I first ran across Virginia Woolf's writing in high school, when we read To The Lighthouse, a novel I very much disliked. At the time, I resolved never to read anything more by Woolf -- in fact, I'm not even sure if I finished Lighthouse, all those years ago.

However, it struck me recently that critics constantly link Woolf to Joyce. They are both modernists pioneering stream-of-consciousness writing, avoiding the more traditional plot structures of the Romantics. Since I love Joyce, I thought I should give Woolf another try, and settled on Mrs. Dalloway, which always arouses comparisons to Ulysses, since it focuses on one day in the life of one character. (I almost wrote "an average day," but I'm not so sure that's true, and I think each book loses some resonance when you assume that).

In the end, though, I think Mrs. Dalloway is least successful when it is most Ulysses-like, and most successful when it's least Joycean. As an example of the former, both Joyce and Woolf attempt to circumvent the restrictions of writing about one day by referring to events gone by (Bloom thinks about his daughter, Steven thinks about his mother's death, and, in Woolf, Mrs. Dalloway has long reminiscences to before she married).

But Joyce breaks up these reminiscences into only a few sentences at a time -- it's only after reading a signifcant portion of the book that they start to fall together into a semi-coherent timeline. In Woolf, on the other hand, each flashback can almost stand on its own -- we get a vivid image of people in the novel as the were when they were young. Woolf's approach is certainly easier on the reader, but I feel like Joyce's approach more accurately mirrors our experience of flashbacks -- we often only think in flashes about the past (x reminds us of y briefly) -- and Woolf somewhat takes the easy way out here.

On the other hand, Woolf has what seems to me an almost cinematic technique (I know this is an odd term, because in her day there wasn't a cinema as such.

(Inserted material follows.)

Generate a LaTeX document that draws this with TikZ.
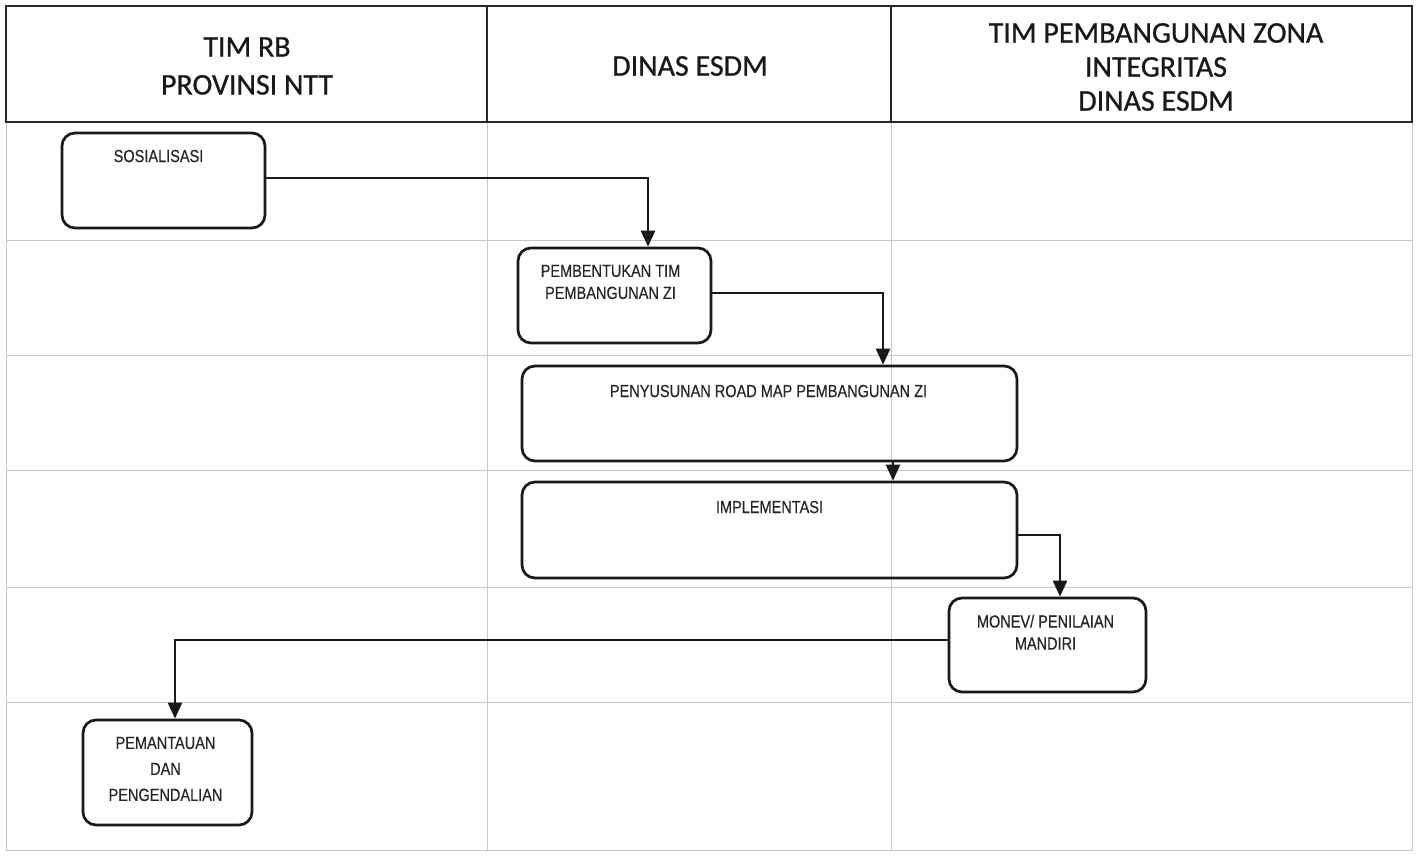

But that's the word that springs to mind...) It's almost like there's a camera panning across. We might start with Mrs. Dalloway thinking about her party, then the flowers she's going to have, then she notices some flowers she's passing in the road. Then, it's almost like the narrator is a camera, and pans over to describe the flowers, then keeps going to, say, a passerby looking at the same flowers, and what he thinks of them. From there, his thoughts might jump to what he's having for dinner tonight, and off we go following him for a while.

This is a technique that Joyce never really used, and I really enjoyed reading it -- it's a great way to jump around, giving us a sort of mosaic of what people are thinking, but at the same time it maintains the unity of the scene. Very rarely do the jumps feel startling or artificial; it feels more like we readers are a sort of disembodied sprit folllowing first this person, then that.